Redonner de l’attractivité

Les professionnels ont aussi insisté sur la nécessité de redonner du lustre aux métiers de la transplantation. « Celle-ci concentre toutes les pénibilités : c’est du travail la nuit, en week-end, il faut parfois prendre l’avion. Cette vie de sacerdoce n’est plus acceptable, il faut payer les gens à la hauteur », considère le Pr Badet, pointant des inégalités entre territoires, la nuit étant payée 70 euros ici, versus 700 euros là.

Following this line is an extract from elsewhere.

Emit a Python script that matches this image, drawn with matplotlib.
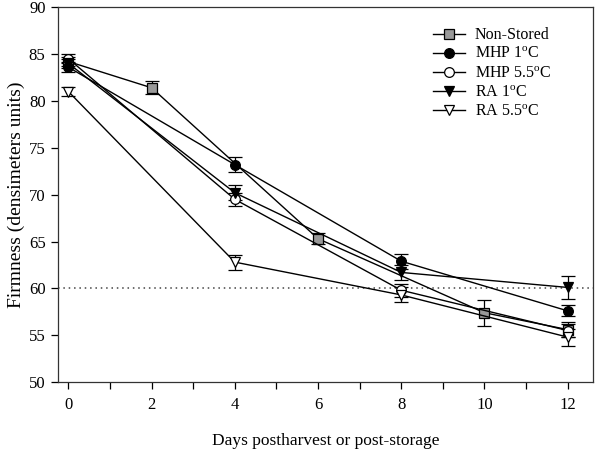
import numpy as np
import matplotlib
matplotlib.use("Agg")
import matplotlib.pyplot as plt
from matplotlib.ticker import MultipleLocator

plt.rcParams['font.family'] = ['Liberation Serif', 'DejaVu Serif']
plt.rcParams['mathtext.fontset'] = 'custom'
plt.rcParams['mathtext.rm'] = 'Liberation Serif'

# datos
dias_ns = [0, 2, 6, 10, 12]
non_stored = [84.2, 81.4, 65.3, 57.4, 55.6]
non_stored_err = [0.5, 0.7, 0.6, 1.4, 0.8]

dias = [0, 4, 8, 12]
mhp_1 = [83.6, 73.2, 62.9, 57.6]
mhp_1_err = [0.5, 0.8, 0.8, 0.6]
mhp_55 = [84.5, 69.5, 59.8, 55.5]
mhp_55_err = [0.5, 0.7, 0.7, 0.7]
ra_1 = [84.0, 70.2, 61.7, 60.1]
ra_1_err = [0.5, 0.8, 0.8, 1.2]
ra_55 = [81.0, 62.8, 59.3, 54.8]
ra_55_err = [0.5, 0.8, 0.8, 0.9]

umbral = 60

series = [
    (dias_ns, non_stored, non_stored_err, "s", "#999999", "Non-Stored"),
    (dias, mhp_1, mhp_1_err, "o", "black", r"MHP 1$^{\mathrm{o}}$C"),
    (dias, mhp_55, mhp_55_err, "o", "white", r"MHP 5.5$^{\mathrm{o}}$C"),
    (dias, ra_1, ra_1_err, "v", "black", r"RA 1$^{\mathrm{o}}$C"),
    (dias, ra_55, ra_55_err, "v", "white", r"RA 5.5$^{\mathrm{o}}$C"),
]

fig = plt.figure(figsize=(5.98, 4.49), dpi=100)
ax = fig.add_axes([0.097, 0.149, 0.894, 0.835])

ax.axhline(umbral, color="#444444", linestyle=(0, (1, 2.5)), linewidth=1.1, zorder=1)

for x, y, err, marker, color, label in series:
    ax.errorbar(x, y, yerr=err, marker=marker, markersize=7, markerfacecolor=color,
                markeredgecolor="black", markeredgewidth=0.9, color="black",
                linewidth=1.0, ecolor="black", elinewidth=0.9, capsize=5,
                capthick=0.9, label=label, zorder=3)

ax.set_xlim(-0.25, 12.6)
ax.set_ylim(50, 90)
ax.set_xticks(range(0, 13, 2))
ax.xaxis.set_minor_locator(MultipleLocator(1))
ax.set_yticks(range(50, 91, 5))
ax.tick_params(which="both", direction="out", length=5, width=0.9, top=False, right=False)
ax.tick_params(which="major", labelsize=12)
ax.tick_params(axis="x", which="major", pad=6)
ax.tick_params(axis="y", which="major", pad=4)
for s in ax.spines.values():
    s.set_linewidth(0.9)
    s.set_color("#333333")

ax.set_xlabel("Days postharvest or post-storage", fontsize=12.5, labelpad=14)
ax.set_ylabel("Firmness (densimeters units)", fontsize=14, labelpad=3)

handles, labels = ax.get_legend_handles_labels()
handles = [h[0] for h in handles]
leg = ax.legend(handles, labels, loc="upper right", bbox_to_anchor=(0.95, 0.985),
                frameon=False, fontsize=11.5, handlelength=2.0, labelspacing=0.2,
                handletextpad=0.6)

fig.savefig("out.png", dpi=100)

Le Pr Pascal Eschwège se désespère quant à lui de « former depuis 14 ans à Nancy des médecins pour qu’ils partent dans le privé, sans faire de transplantation ». « Très peu de futurs praticiens participent à l’activité de la greffe voire s’intéressent à l’enseignement ; 80 % des urologues vont en secteur 2 », regrette-t-il.

Et de questionner les liens entre le public et le privé dans la greffe. Celle-ci est en effet dévolue aux CHU publics qui possèdent la polyvalence et les plateaux techniques nécessaires – ainsi qu’à quelques établissements privés à but non lucratif. « Les cultures du privé et du public ne sont pas les mêmes. Mais on peut réfléchir autrement l’organisation de l’amont et de l’aval de la chirurgie de la greffe avec tous les acteurs », encourage le Pr Badet. Dans la salle, les médecins multiplient les exemples. « À Bordeaux, certains services privés de réanimation n’ont pas d’équipe de coordination, mais nous nous déplaçons, identifions un donneur potentiel, évaluons les contre-indications, le cas échéant, abordons la famille et transférons pour un prélèvement vers le CHU », illustre le Pr Julien Rogier, du CHU de Bordeaux, secrétaire adjoint de la SFT.

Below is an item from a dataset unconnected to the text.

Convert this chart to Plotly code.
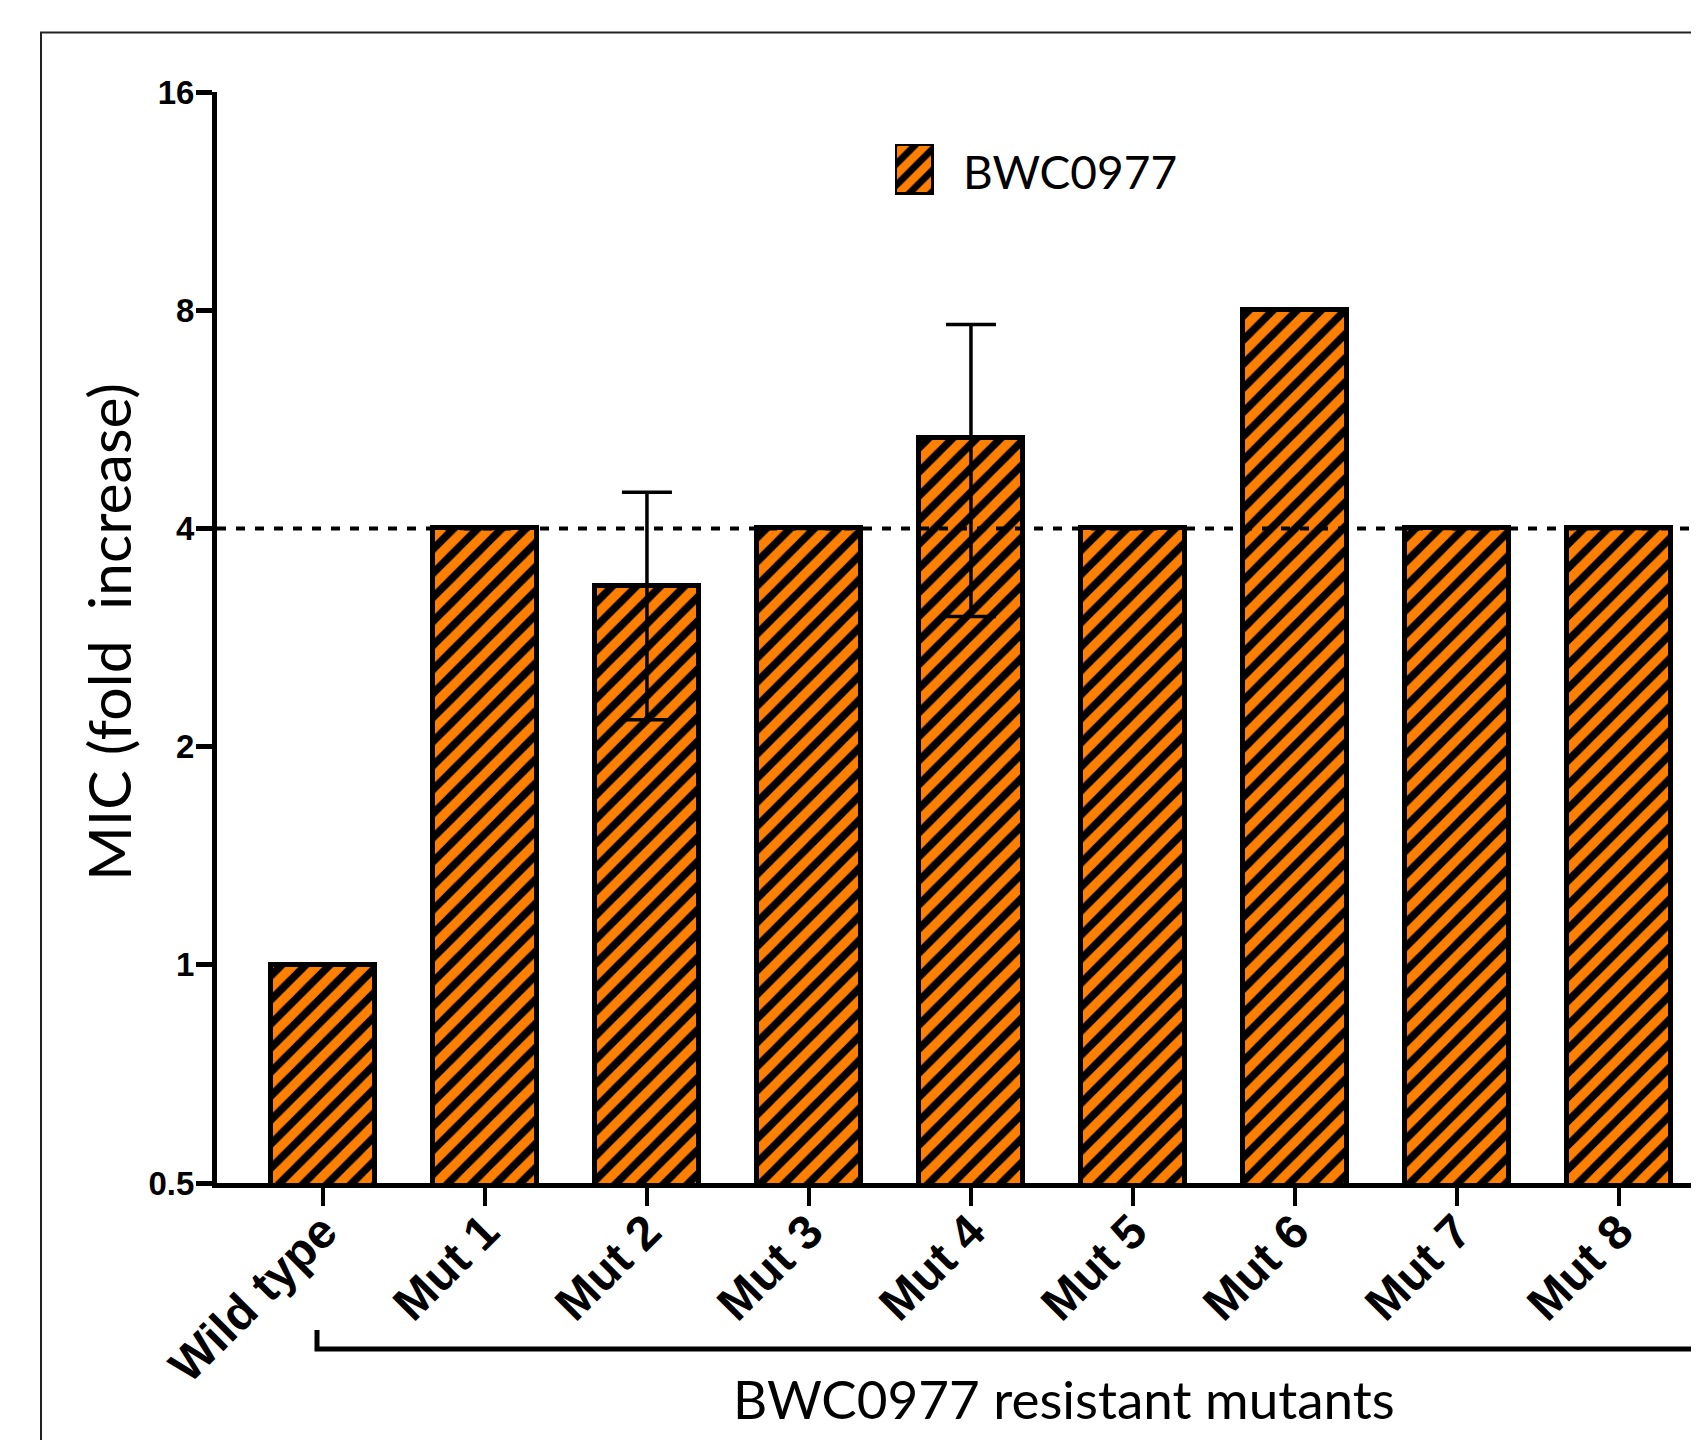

Enfin, le collectif de la transplantation rénale réclame une meilleure transparence sur les financements dédiés à la greffe. Le plan 2022-2026 est financé à hauteur de 210 millions d’euros sur cinq ans. « Les moyens seront-ils fléchés ou fondus dans le budget global des hôpitaux ? Telle est notre inquiétude », indique le Pr Blancho. Et de réclamer, comme ses confrères, l’ouverture d’un dialogue de gestion avec les directions hospitalières et les agences régionales de santé (ARS). Près de 40 % des professionnels de santé portent un regard pessimiste sur la stratégie quinquennale par crainte que les enveloppes ne soient pas ciblées sur la greffe. Et 51 % citent comme priorité la matérialisation des financements supplémentaires pour la transplantation rénale.

Un plan qui doit encore convaincre

Selon un questionnaire porté par le collectif de la transplantation rénale, réalisé entre décembre 2023 et février 2024, auprès de 159 des patients et proches aidants et 215 des professionnels de santé, le plan 2022-2026 reste méconnu hors du cercle des professionnels de santé directement concernés. Encore 23 % des soignants disent n’en avoir pas connaissance ; c’est le cas de 52 % des patients ou proches. Deux tiers des soignants n’identifient aucun changement dans leur établissement deux ans après sa publication, seulement un tiers a eu connaissance de l’organisation de réunions par l’ARS avec les acteurs du prélèvement et de la greffe, et moins de 20 % ont eu une information de la direction générale de leur établissement. Quant aux patients, ils sont près de 60 % à se dire pessimistes sur l’évolution de la situation de la transplantation rénale.